Гипсовые пионеры в сочетании с поп-артом; Ницше, буддизм, Шестов плюс бахтинский карнавал – вот важнейшие ингредиенты того «питательного бульона», в котором зарождается соц-арт и из которого потом вырастают московский концептуализм и индивидуальный приговский проект. Отметим еще два компонента: острое противостояние советскому политическому режиму – при уважительном, но все же отстраненном отношении к диссидентству. «…Все мы были настроены очень антисоветски. ‹…› Неприятие советской системы во всех ее проявлениях – ее языка, ее институций, представителей ее, даже самых, на нынешний взгляд, может, и невинных официальных членов Союза художников» [Балабанова 2001: 50].
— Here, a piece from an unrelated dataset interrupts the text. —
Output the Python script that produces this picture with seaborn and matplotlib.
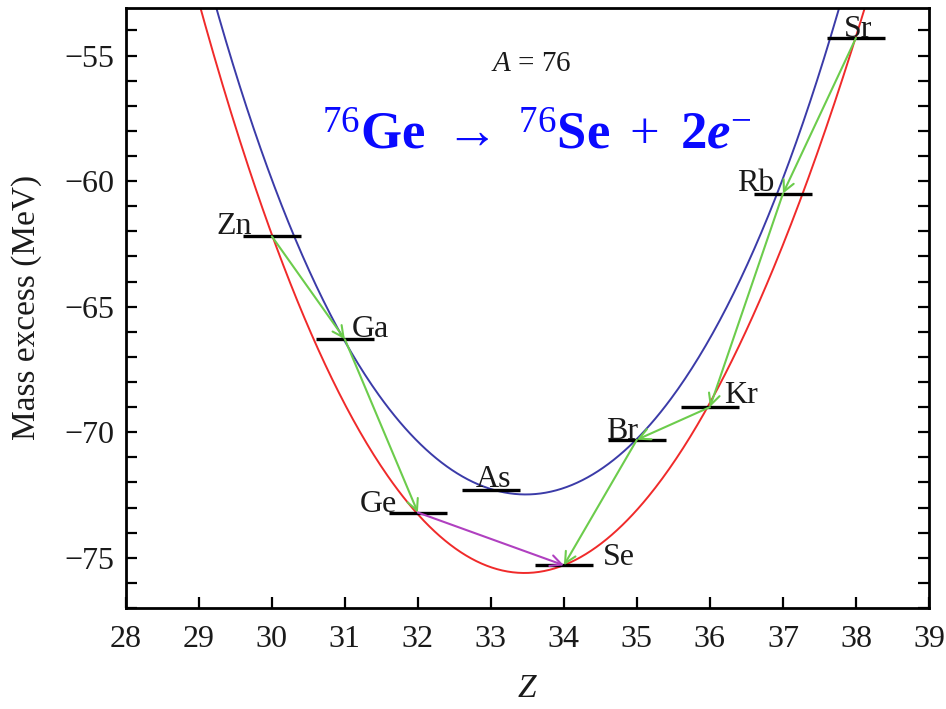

Что объединяло все эти компоненты? Буддизм с его методиками систематической проблематизации индивидуального «Я» и преодоления иерархического сознания хорошо «рифмовался» с теорией карнавала как формой деконструкции, переворачивающей или размывающей бинарные оппозиции, – но главное, создающей дистанцию от доминирующего порядка вещей – советского, разумеется. Эта стратегия как бы переводила на эстетический уровень экзистенциальную и социальную отчужденность Пригова. Погружение в философские тексты тоже создавало дистанцию, но и предполагало более глубокое противостояние идеологии, чем просто моральное ее осуждение. Пригов и его единомышленники стремились не просто опровергнуть ложные политические идеи, как это делали некоторые диссиденты, – они стремились взорвать тот язык, тот способ мышления, который эта власть навязывала: «Наше сознание было культуркритическим: мы критиковали и утопии, и государственные институции, занимающиеся их воспроизводством, и тотальность любого языка, которая была прежде всего связана с языком государственным. У нас любой утопический язык вызывал мощную аллергию. Одним из носителей утопического сознания было диссидентское искусство, которое тоже было предметом наших рефлексий и критики» [Шаповал 2003: 93–94].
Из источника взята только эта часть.